Sinds een paar weken volgt Basiel zwemles. Maandag na school probeert juf M. hem via potlood/vliegtuig/kikker (of zoiets) de kneepjes van het vak te leren, ondertussen werkt moeder haar baantjes af aan de andere kant van het zwembad.

Vorige week moest ik voor de start nog even een plasje placeren, want er zijn leukere dingen dan zwemmen met een volle blaas. Ik zei dus tegen Basiel dat ik even naar het toilet ging, terwijl hij zijn voeten onder de daarvoor bestemde sproeier hield. Hij riep dat hij meeging, en volgde in mijn spoor.

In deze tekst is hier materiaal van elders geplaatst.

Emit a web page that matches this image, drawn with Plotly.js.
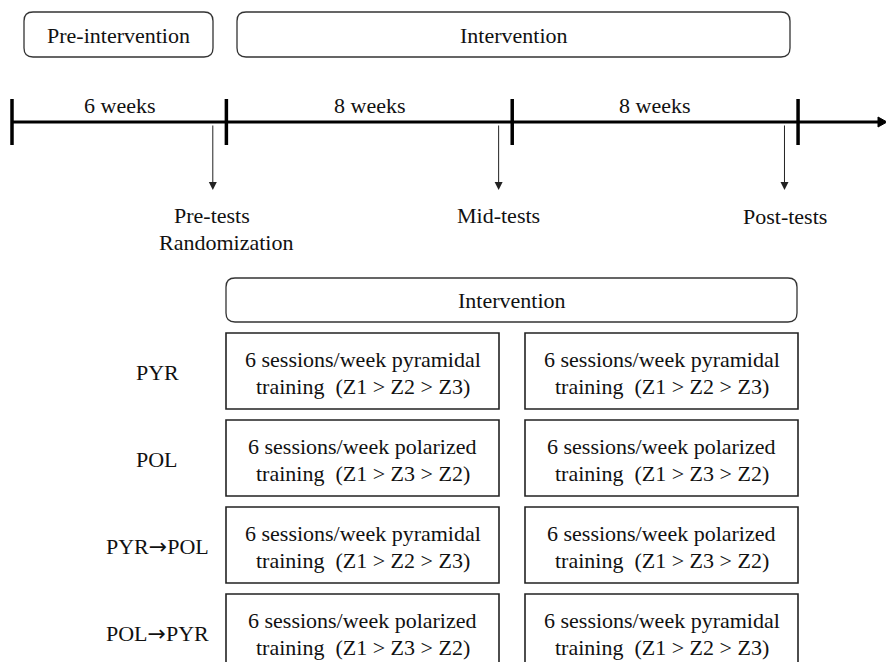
<!DOCTYPE html>
<html>
<head>
<meta charset="utf-8">
<script src="https://cdn.plot.ly/plotly-3.0.1.min.js"></script>
<style>html,body{margin:0;padding:0;background:#fff;}#chart{width:886px;height:662px;}</style>
</head>
<body>
<div id="chart"></div>
<script>
// ---- content ----
const phases = ['Pre-intervention', 'Intervention'];
const periodWeeks = [6, 8, 8];
const periodLabels = ['6 weeks', '8 weeks', '8 weeks'];
const testLabels = [['Pre-tests', 'Randomization'], ['Mid-tests'], ['Post-tests']];
const interventionHeader = 'Intervention';
const groups = ['PYR', 'POL', 'PYR→POL', 'POL→PYR'];
const block1Model = ['pyramidal', 'polarized', 'pyramidal', 'polarized'];
const block2Model = ['pyramidal', 'polarized', 'polarized', 'pyramidal'];
const zoneOrder = { pyramidal: '(Z1 > Z2 > Z3)', polarized: '(Z1 > Z3 > Z2)' };

// ---- layout helpers ----
const FONT = 'Liberation Serif';
const FS = 22;
const TXT = '#111';
const x0px = 12, pxPerWeek = 35.73;
const wk = w => x0px + w * pxPerWeek;

function rrect(x0, y0, x1, y1, r) {
  return `M${x0 + r},${y0} L${x1 - r},${y0} Q${x1},${y0} ${x1},${y0 + r} L${x1},${y1 - r} Q${x1},${y1} ${x1 - r},${y1} L${x0 + r},${y1} Q${x0},${y1} ${x0},${y1 - r} L${x0},${y0 + r} Q${x0},${y0} ${x0 + r},${y0} Z`;
}

const shapes = [];
const annotations = [];
function txt(text, x, y) {
  annotations.push({
    text: text, x: x, y: y, xref: 'x', yref: 'y', showarrow: false,
    xanchor: 'center', yanchor: 'middle',
    font: { family: FONT, size: FS, color: TXT }
  });
}

// top phase boxes
const phaseBoxes = [[24, 213], [237, 790]];
phases.forEach((p, i) => {
  const [a, b] = phaseBoxes[i];
  shapes.push({ type: 'path', path: rrect(a, 12, b, 57, 9), line: { color: '#333', width: 1.3 } });
  txt(p, (a + b) / 2, 35);
});

// timeline
const cum = [0];
periodWeeks.forEach(w => cum.push(cum[cum.length - 1] + w));
shapes.push({ type: 'line', x0: wk(0), x1: 880, y0: 122, y1: 122, line: { color: '#000', width: 3 } });
shapes.push({ type: 'path', path: 'M878,117 L887,122 L878,127 Z', fillcolor: '#000', line: { color: '#000', width: 1 } });
cum.forEach(c => {
  shapes.push({ type: 'line', x0: wk(c), x1: wk(c), y0: 99, y1: 145, line: { color: '#000', width: 3.5 } });
});
periodLabels.forEach((l, i) => {
  txt(l, (wk(cum[i]) + wk(cum[i + 1])) / 2 - (i === 2 ? 1 : 0), 105);
});

// test arrows
const testOffset = 0.38; // weeks before each boundary
testLabels.forEach((lbl, i) => {
  const x = wk(cum[i + 1] - testOffset);
  annotations.push({
    x: x, y: 190, ax: x, ay: 124, xref: 'x', yref: 'y', axref: 'x', ayref: 'y',
    showarrow: true, arrowhead: 2, arrowsize: 1.6, arrowwidth: 1, arrowcolor: '#222', text: ''
  });
});
txt(testLabels[0][0], 212, 215);
txt(testLabels[0][1], 226, 242);
txt(testLabels[1][0], 498, 215);
txt(testLabels[2][0], 785, 216);

// intervention header box
shapes.push({ type: 'path', path: rrect(226, 278, 797, 322, 9), line: { color: '#333', width: 1.3 } });
txt(interventionHeader, 511.5, 300);

// group rows
const colX = [[226, 499], [525, 798]];
const styleArrow = s => s.replace('→', '<span style="font-family:DejaVu Sans">→</span>');
groups.forEach((g, r) => {
  const top = 333 + r * 87, bot = top + 76;
  txt(styleArrow(g), 157, top + 39);
  [block1Model[r], block2Model[r]].forEach((m, c) => {
    const [a, b] = colX[c];
    shapes.push({ type: 'rect', x0: a, x1: b, y0: top, y1: bot, line: { color: '#222', width: 1.6 }, fillcolor: 'rgba(0,0,0,0)' });
    txt('6 sessions/week ' + m, (a + b) / 2, top + 26);
    txt('training  ' + zoneOrder[m], (a + b) / 2, top + 53);
  });
});

const layout = {
  width: 886, height: 662,
  margin: { l: 0, r: 0, t: 0, b: 0 },
  paper_bgcolor: '#fff', plot_bgcolor: '#fff',
  showlegend: false,
  font: { family: FONT, size: FS, color: TXT },
  xaxis: { range: [0, 886], visible: false, fixedrange: true },
  yaxis: { range: [662, 0], visible: false, fixedrange: true },
  shapes: shapes,
  annotations: annotations
};

Plotly.newPlot('chart', [], layout, { displayModeBar: false });
</script>
</body>
</html>
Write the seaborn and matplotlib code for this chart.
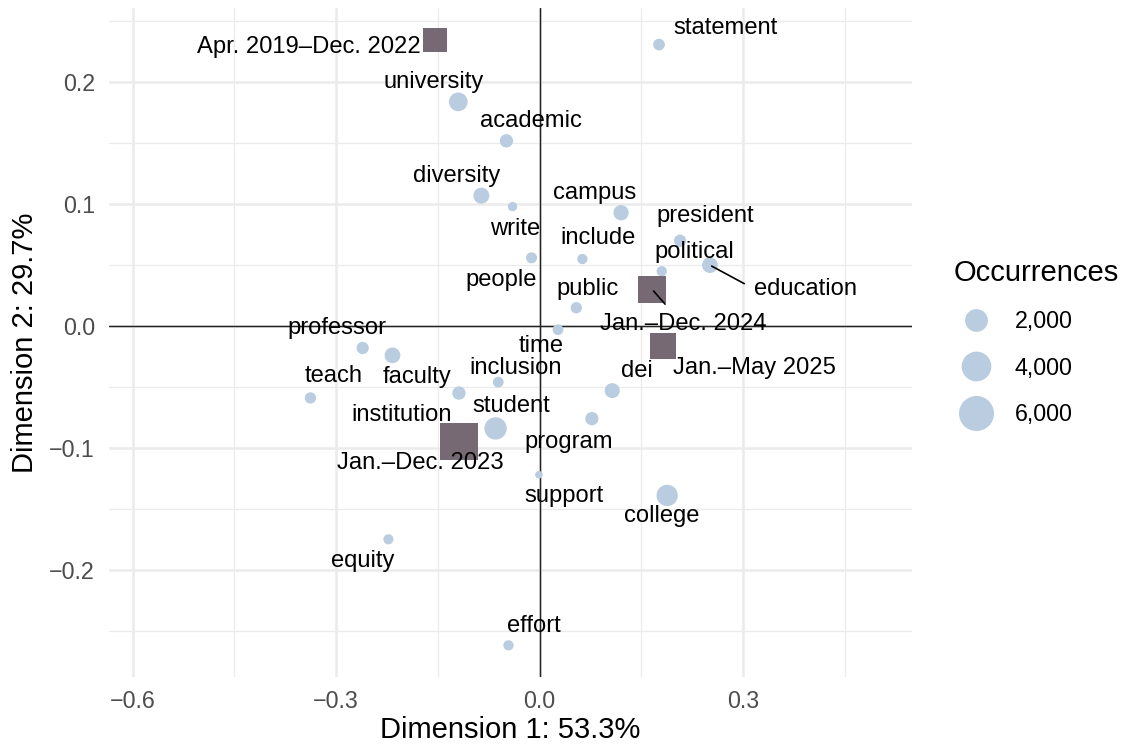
import numpy as np
import pandas as pd
import matplotlib
matplotlib.use("Agg")
import matplotlib.pyplot as plt
from matplotlib.colors import FuncNorm
from matplotlib.lines import Line2D
from matplotlib.ticker import MultipleLocator, AutoMinorLocator
import seaborn as sns

# mots (colonnes) de l'analyse des correspondances
words = ["statement", "university", "academic", "diversity", "write", "campus",
         "president", "include", "people", "political", "education", "public",
         "time", "professor", "faculty", "inclusion", "dei", "teach",
         "institution", "student", "program", "support", "college", "equity",
         "effort"]
word_dim1 = [0.176, -0.120, -0.049, -0.086, -0.040, 0.120,
             0.207, 0.063, -0.012, 0.180, 0.251, 0.054,
             0.027, -0.261, -0.217, -0.061, 0.107, -0.338,
             -0.119, -0.065, 0.077, -0.001, 0.188, -0.223,
             -0.046]
word_dim2 = [0.231, 0.184, 0.152, 0.107, 0.098, 0.093,
             0.070, 0.055, 0.056, 0.045, 0.050, 0.015,
             -0.003, -0.018, -0.024, -0.046, -0.053, -0.059,
             -0.055, -0.084, -0.076, -0.122, -0.139, -0.175,
             -0.262]
word_occ = [230, 1150, 380, 710, 80, 615,
            280, 130, 180, 130, 670, 200,
            160, 280, 670, 160, 575, 200,
            380, 1890, 380, 20, 1665, 120,
            130]

# périodes (lignes)
periods = ["Apr. 2019–Dec. 2022", "Jan.–Dec. 2023", "Jan.–Dec. 2024", "Jan.–May 2025"]
period_dim1 = [-0.154, -0.119, 0.166, 0.182]
period_dim2 = [0.235, -0.095, 0.030, -0.016]
period_occ = [2300, 6900, 3400, 2850]

legend_breaks = [2000, 4000, 6000]

# décalage des étiquettes (pixels), façon ggrepel
word_offsets = [(66, 17), (-25, 20), (25, 20), (-25, 20), (3, -22), (-26, 20),
                (25, 25), (16, 21), (-30, -22), (33, 19), (96, -24), (11, 19),
                (-17, -16), (-26, 20), (25, -22), (17, 14), (25, 20), (23, 22),
                (-57, -22), (16, 22), (-23, -23), (25, -21), (-5, -21), (-26, -22),
                (25, 19)]
period_offsets = [(-126, -7), (-39, -21), (31, -35), (91, -22)]
segments = {"education": (0.0, 0.5), "Jan.–Dec. 2024": (0.44, 1.0)}

df_words = pd.DataFrame({"label": words, "dim1": word_dim1, "dim2": word_dim2, "occ": word_occ})
df_periods = pd.DataFrame({"label": periods, "dim1": period_dim1, "dim2": period_dim2, "occ": period_occ})

sns.set_theme(style="white")
plt.rcParams["font.family"] = ["Liberation Sans", "DejaVu Sans"]
plt.rcParams["text.color"] = "black"

# échelle de taille façon ggplot (diamètre ~ racine des occurrences)
size_norm = FuncNorm((lambda v: (16 + np.sqrt(v)) ** 2, lambda y: (np.sqrt(y) - 16) ** 2), vmin=0, vmax=7000)
k = 0.0324
size_range = (k * 16 ** 2, k * (16 + np.sqrt(7000)) ** 2)

word_col = "#b9cce0"
period_col = "#766973"

fig = plt.figure(figsize=(7.5, 746 / 150), dpi=150)
ax = fig.add_axes([109 / 1125, 1 - 677 / 746, 803 / 1125, 669 / 746])

ax.axhline(0, color="#222222", lw=0.7, zorder=1)
ax.axvline(0, color="#222222", lw=0.7, zorder=1)

sns.scatterplot(data=df_words, x="dim1", y="dim2", size="occ", sizes=size_range, size_norm=size_norm,
                color=word_col, linewidth=0, legend=False, ax=ax, zorder=3)
sns.scatterplot(data=df_periods, x="dim1", y="dim2", size="occ", sizes=size_range, size_norm=size_norm,
                color=period_col, marker="s", linewidth=0, legend=False, ax=ax, zorder=4)

for df, offs in [(df_words, word_offsets), (df_periods, period_offsets)]:
    for (lab, x, y), (dx, dy) in zip(df[["label", "dim1", "dim2"]].values, offs):
        arrow = None
        if lab in segments:
            arrow = dict(arrowstyle="-", color="black", lw=0.8, relpos=segments[lab], shrinkA=3, shrinkB=1)
        ax.annotate(lab, (x, y), xytext=(dx, dy), textcoords="offset pixels", ha="center", va="center",
                    fontsize=11.4, color="black", arrowprops=arrow, zorder=5)

ax.set_xlim(-0.635, 0.549)
ax.set_ylim(-0.288, 0.261)
ax.xaxis.set_major_locator(MultipleLocator(0.3))
ax.yaxis.set_major_locator(MultipleLocator(0.1))
ax.xaxis.set_minor_locator(AutoMinorLocator(2))
ax.yaxis.set_minor_locator(AutoMinorLocator(2))
ax.grid(which="major", color="#ebebeb", lw=1.2, zorder=0)
ax.grid(which="minor", color="#ebebeb", lw=0.6, zorder=0)
ax.set_axisbelow(True)
for s in ax.spines.values():
    s.set_visible(False)
ax.tick_params(which="both", length=0, labelsize=11.2, labelcolor="#4d4d4d")
ax.tick_params(axis="x", pad=6.2)
ax.tick_params(axis="y", pad=6.7)

ax.set_xlabel("Dimension 1: 53.3%", fontsize=14, color="black")
ax.set_ylabel("Dimension 2: 29.7%", fontsize=14, color="black")
ax.xaxis.set_label_coords(0.5, -0.0795)
ax.xaxis.label.set_va("center")
ax.yaxis.set_label_coords(-0.1046, 0.5)
ax.yaxis.label.set_va("center")

handles = [Line2D([], [], marker="o", linestyle="", color=word_col, markeredgewidth=0,
                  markersize=np.sqrt(k) * (16 + np.sqrt(b))) for b in legend_breaks]
leg = ax.legend(handles, [f"{b:,}" for b in legend_breaks], title="Occurrences",
                loc="upper left", bbox_to_anchor=(954 / 1125, 1 - 259 / 746), bbox_transform=fig.transFigure,
                frameon=False, fontsize=11.2, title_fontsize=14, alignment="left", borderpad=0,
                borderaxespad=0, handlelength=1.9, handletextpad=0.7, labelspacing=1.0, labelcolor="black")
leg.get_title().set_color("black")

fig.savefig("out.png", dpi=150)
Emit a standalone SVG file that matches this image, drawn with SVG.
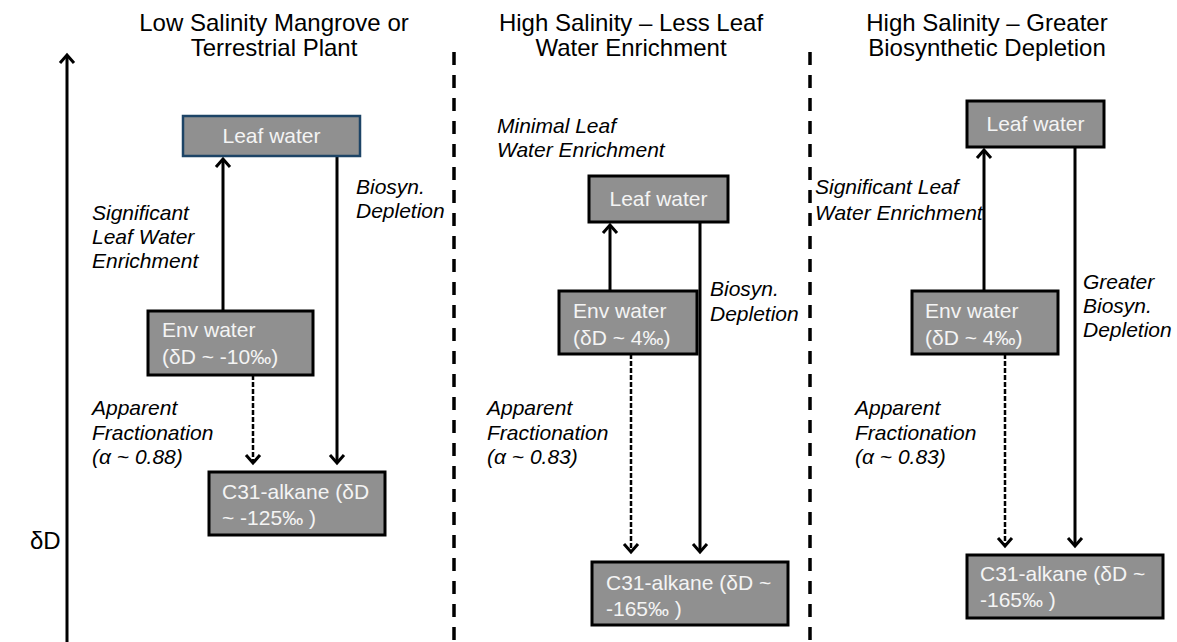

Geen enkel wc-hokje was bezet, dat had ik wel gezien. Ik trok dus eigenlijk achterwaarts een deur open, zodat mijn oog op Basiel kon blijven. Ik was op dat moment niet helemaal zeker of hij mee in het wc-hokje zou kruipen of buiten zou wachten. Met die bijna 5–jarigen van tegenwoordig weet je zoiets nooit zeker.

Ik ging dus achterwaarts het hokje in, al half in hurkzit. Ik ging net het nodige textiel verwijderen, toen ik plots iets voelde. Bijna simultaan riep een klein meisje.

“Maar ik zit hier al hoor”

Oeps.

Ik ben dus op een kind gaan zitten. In het wc-hokje van het Rooigemzwembad. Maar het was echt per ongeluk.

Laat ons eerlijk zijn, het had nog erger kunnen. Ik had (per ongeluk) ook op haar kunnen plassen, weetwel.